Q: What are the opportunities and challenges for international venture capital efforts?

A: For its first fifty years, venture capital (as opposed to private equity, or buyout investing) was a very American activity. Efforts to transplant the model were few and far between, and these efforts were usually unsuccessful. It is easy to see why it is hard to create a new venture capital industry "from scratch." To be successful, a nation needs an ample supply of promising new technologies, a set of knowledgeable managers willing to take risks, helpful regulatory and tax conditions, and robust markets in order to exit investments.

Despite these challenges, the past few years have seen a surge of venture capital activity abroad. While some of these efforts may have had more "sizzle than substance," elsewhere, real venture industries are being established. The changes in Germany, India, and Israel over the past half-dozen years are perhaps the most dramatic. In each case, real value has been created by new ventures, and these successes have in turn spurred cultural, economic, and regulatory changes that make continuing venture capital success in these markets likely.

Q: Who is your target audience—who can benefit by reading The Money of Invention and why?

A: Our book has three goals: First, it seeks to explain how the venture capital industry has historically worked. Entrepreneurs often have misconceptions about the role that venture capitalists play in new ventures. Our book provides a framework for entrepreneurs to understand the venture capital process. But rather than emphasizing an excessively rosy or dour view, we seek to present a balanced perspective. We highlight both the powerful ways in which the venture industry has worked, as well as the distortions that periodically grip the industry. This is geared to those who would like to get a comprehensive and systematic introduction to the industry's workings.

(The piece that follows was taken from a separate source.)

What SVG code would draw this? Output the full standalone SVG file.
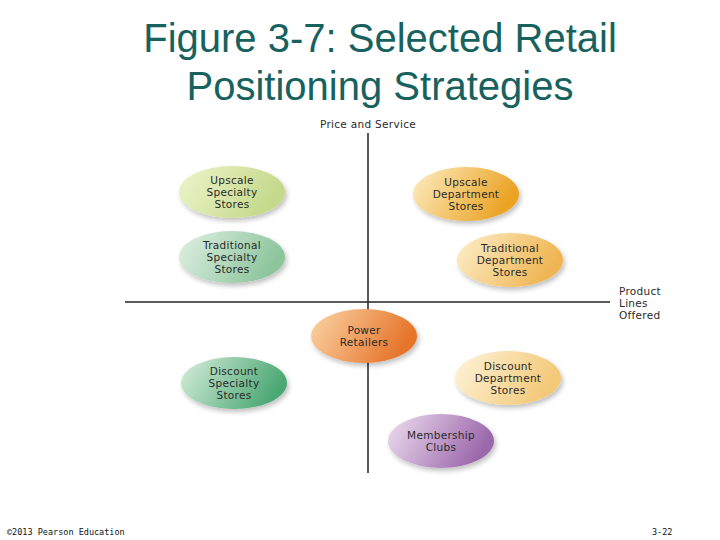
<svg xmlns="http://www.w3.org/2000/svg" width="720" height="540" viewBox="0 0 720 540">
<style>
.title{font-family:"Liberation Sans",Arial,sans-serif;font-size:40px;fill:#17615f;text-anchor:middle}
.lbl{font-family:"DejaVu Sans","Liberation Sans",sans-serif;font-size:10.5px;letter-spacing:0.3px;fill:#2a2a2a;text-anchor:middle}
.ax{font-family:"DejaVu Sans","Liberation Sans",sans-serif;font-size:10.5px;letter-spacing:0.3px;fill:#2a2a2a}
.foot{font-family:"DejaVu Sans Mono","Liberation Mono",monospace;font-size:8.5px;fill:#111}
.axis{stroke:#222;stroke-width:1.5;fill:none}
</style>
<defs>
<filter id="sh" x="-20%" y="-20%" width="150%" height="160%">
<feGaussianBlur in="SourceAlpha" stdDeviation="2.5"/>
<feOffset dx="2" dy="3" result="b"/>
<feComponentTransfer><feFuncA type="linear" slope="0.25"/></feComponentTransfer>
<feMerge><feMergeNode/><feMergeNode in="SourceGraphic"/></feMerge>
</filter>
<linearGradient id="gUS" x1="0" y1="0" x2="1" y2="0.3"><stop offset="0" stop-color="#eef4cc"/><stop offset="1" stop-color="#c4d98a"/></linearGradient>
<linearGradient id="gTS" x1="0" y1="0" x2="1" y2="0.3"><stop offset="0" stop-color="#e2f0e4"/><stop offset="1" stop-color="#8cc59c"/></linearGradient>
<linearGradient id="gDS" x1="0" y1="0" x2="1" y2="0.3"><stop offset="0" stop-color="#d8eedd"/><stop offset="1" stop-color="#4ca874"/></linearGradient>
<linearGradient id="gUD" x1="0" y1="0" x2="1" y2="0.3"><stop offset="0" stop-color="#fdeec4"/><stop offset="1" stop-color="#eba324"/></linearGradient>
<linearGradient id="gTD" x1="0" y1="0" x2="1" y2="0.3"><stop offset="0" stop-color="#fdf0cc"/><stop offset="1" stop-color="#efb552"/></linearGradient>
<linearGradient id="gPR" x1="0" y1="0" x2="1" y2="0.3"><stop offset="0" stop-color="#fbd6a8"/><stop offset="1" stop-color="#e6742a"/></linearGradient>
<linearGradient id="gDD" x1="0" y1="0" x2="1" y2="0.3"><stop offset="0" stop-color="#fef5dc"/><stop offset="1" stop-color="#f3c878"/></linearGradient>
<linearGradient id="gMC" x1="0" y1="0" x2="1" y2="0.3"><stop offset="0" stop-color="#eee0f0"/><stop offset="1" stop-color="#9c68ac"/></linearGradient>
</defs>
<text class="title" x="380" y="52">Figure 3-7: Selected Retail</text>
<text class="title" x="380" y="100">Positioning Strategies</text>
<g id="connectors">
<line class="axis" x1="368" y1="133" x2="368" y2="473"/>
<line class="axis" x1="125" y1="302" x2="610" y2="302"/>
</g>
<g id="axis-labels">
<text class="lbl" x="368" y="128">Price and Service</text>
<text class="ax" x="619" y="295">Product</text>
<text class="ax" x="619" y="307">Lines</text>
<text class="ax" x="619" y="319">Offered</text>
</g>
<g id="upscale-specialty"><ellipse cx="232" cy="192" rx="53" ry="26" fill="url(#gUS)" filter="url(#sh)"/>
<text class="lbl" x="232" y="184">Upscale</text><text class="lbl" x="232" y="196">Specialty</text><text class="lbl" x="232" y="208">Stores</text></g>
<g id="traditional-specialty"><ellipse cx="232" cy="257" rx="53" ry="26" fill="url(#gTS)" filter="url(#sh)"/>
<text class="lbl" x="232" y="249">Traditional</text><text class="lbl" x="232" y="261">Specialty</text><text class="lbl" x="232" y="273">Stores</text></g>
<g id="upscale-department"><ellipse cx="466" cy="194" rx="53" ry="27" fill="url(#gUD)" filter="url(#sh)"/>
<text class="lbl" x="466" y="186">Upscale</text><text class="lbl" x="466" y="198">Department</text><text class="lbl" x="466" y="210">Stores</text></g>
<g id="traditional-department"><ellipse cx="510" cy="260" rx="53" ry="27" fill="url(#gTD)" filter="url(#sh)"/>
<text class="lbl" x="510" y="252">Traditional</text><text class="lbl" x="510" y="264">Department</text><text class="lbl" x="510" y="276">Stores</text></g>
<g id="power-retailers"><ellipse cx="364" cy="336" rx="53" ry="27" fill="url(#gPR)" filter="url(#sh)"/>
<text class="lbl" x="364" y="334">Power</text><text class="lbl" x="364" y="346">Retailers</text></g>
<g id="discount-specialty"><ellipse cx="234" cy="383" rx="53" ry="26" fill="url(#gDS)" filter="url(#sh)"/>
<text class="lbl" x="234" y="375">Discount</text><text class="lbl" x="234" y="387">Specialty</text><text class="lbl" x="234" y="399">Stores</text></g>
<g id="discount-department"><ellipse cx="508" cy="378" rx="53" ry="27" fill="url(#gDD)" filter="url(#sh)"/>
<text class="lbl" x="508" y="370">Discount</text><text class="lbl" x="508" y="382">Department</text><text class="lbl" x="508" y="394">Stores</text></g>
<g id="membership-clubs"><ellipse cx="441" cy="441" rx="53" ry="27" fill="url(#gMC)" filter="url(#sh)"/>
<text class="lbl" x="441" y="439">Membership</text><text class="lbl" x="441" y="451">Clubs</text></g>
<text class="foot" x="7" y="535">©2013 Pearson Education</text>
<text class="foot" x="652" y="535">3-22</text>
</svg>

Second, many efforts have been launched in the past decade to "transplant" the venture model: to adapt the key features of the venture capital approach within large corporations, academic institutions and hospitals, and nations without a strong entrepreneurial tradition. Many of these efforts have been costly failures. The book seeks to provide guidance to would-be "emulators"—corporate managers, university administrators, and policy makers—about how to adopt the best of venture capital and avoid the common pitfalls that frequently entrap the unwary.

Third, the book seeks to map out the likely future evolution of the venture capital industry, and the strategies that venture capitalists can take to insure that their organizations succeed in today's new and challenging era. Many venture capitalists today are grappling with these issues.